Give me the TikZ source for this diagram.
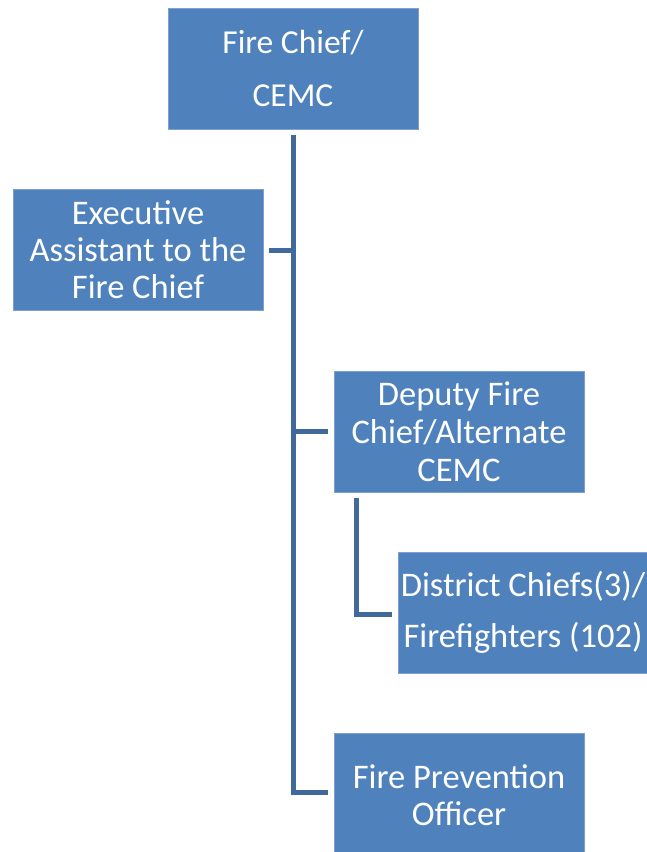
\documentclass[tikz,border=0pt]{standalone}
\usepackage{fontspec}
\setmainfont{Carlito}
\usetikzlibrary{calc}
\definecolor{boxblue}{RGB}{79,129,189}
\definecolor{boxedge}{RGB}{125,160,207}
\definecolor{linkblue}{RGB}{65,105,155}
\tikzset{
  orgbox/.style={rectangle, fill=boxblue, draw=boxedge, line width=0.8pt,
    text=white, align=center, inner sep=0pt,
    minimum width=250pt, minimum height=121pt},
  link/.style={draw=linkblue, line width=5pt, line join=miter}
}
\begin{document}
\begin{tikzpicture}[x=1pt,y=-1pt]
\useasboundingbox (0,0) rectangle (646,852);

\node[orgbox, font=\fontsize{33.5}{53}\selectfont] (chief) at (293,68.5) {Fire Chief/\\CEMC};
\node[orgbox, font=\fontsize{34.5}{37}\selectfont] (exec) at (138,250) {Executive\\Assistant to the\\Fire Chief};
\node[orgbox, font=\fontsize{34.5}{38}\selectfont] (deputy) at (459,431.5) {Deputy Fire\\Chief/Alternate\\CEMC};
\node[orgbox, font=\fontsize{34.5}{51}\selectfont] (district) at (523,612.5) {District Chiefs(3)/\\Firefighters (102)};
\node[orgbox, minimum height=125pt, font=\fontsize{34.5}{37}\selectfont] (fpo) at (459,795.5) {Fire Prevention\\Officer};

% trunk from the chief down to the fire prevention officer
\coordinate (trunk) at ($(chief.south)+(0,6)$);
\draw[link] (trunk) |- ($(fpo.west)+(-6,-3)$);
% branches off the trunk
\draw[link] ($(exec.east)+(6,0)$) -- (trunk |- exec.east);
\draw[link] (trunk |- deputy.west) -- ($(deputy.west)+(-6,0)$);
% deputy down to the district chiefs
\coordinate (sub) at ($(deputy.south west)+(23,6)$);
\draw[link] (sub) |- ($(district.west)+(-6,1.5)$);
\end{tikzpicture}
\end{document}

****************************************

What you need to do: Extract every line of the data exactly; pictures stay out.

Exercise response:
Give me the TikZ source for this diagram.
\documentclass[tikz,border=0pt]{standalone}
\usepackage{fontspec}
\setmainfont{Carlito}
\usetikzlibrary{calc}
\definecolor{boxblue}{RGB}{79,129,189}
\definecolor{boxedge}{RGB}{125,160,207}
\definecolor{linkblue}{RGB}{65,105,155}
\tikzset{
  orgbox/.style={rectangle, fill=boxblue, draw=boxedge, line width=0.8pt,
    text=white, align=center, inner sep=0pt,
    minimum width=250pt, minimum height=121pt},
  link/.style={draw=linkblue, line width=5pt, line join=miter}
}
\begin{document}
\begin{tikzpicture}[x=1pt,y=-1pt]
\useasboundingbox (0,0) rectangle (646,852);

\node[orgbox, font=\fontsize{33.5}{53}\selectfont] (chief) at (293,68.5) {Fire Chief/\\CEMC};
\node[orgbox, font=\fontsize{34.5}{37}\selectfont] (exec) at (138,250) {Executive\\Assistant to the\\Fire Chief};
\node[orgbox, font=\fontsize{34.5}{38}\selectfont] (deputy) at (459,431.5) {Deputy Fire\\Chief/Alternate\\CEMC};
\node[orgbox, font=\fontsize{34.5}{51}\selectfont] (district) at (523,612.5) {District Chiefs(3)/\\Firefighters (102)};
\node[orgbox, minimum height=125pt, font=\fontsize{34.5}{37}\selectfont] (fpo) at (459,795.5) {Fire Prevention\\Officer};

% trunk from the chief down to the fire prevention officer
\coordinate (trunk) at ($(chief.south)+(0,6)$);
\draw[link] (trunk) |- ($(fpo.west)+(-6,-3)$);
% branches off the trunk
\draw[link] ($(exec.east)+(6,0)$) -- (trunk |- exec.east);
\draw[link] (trunk |- deputy.west) -- ($(deputy.west)+(-6,0)$);
% deputy down to the district chiefs
\coordinate (sub) at ($(deputy.south west)+(23,6)$);
\draw[link] (sub) |- ($(district.west)+(-6,1.5)$);
\end{tikzpicture}
\end{document}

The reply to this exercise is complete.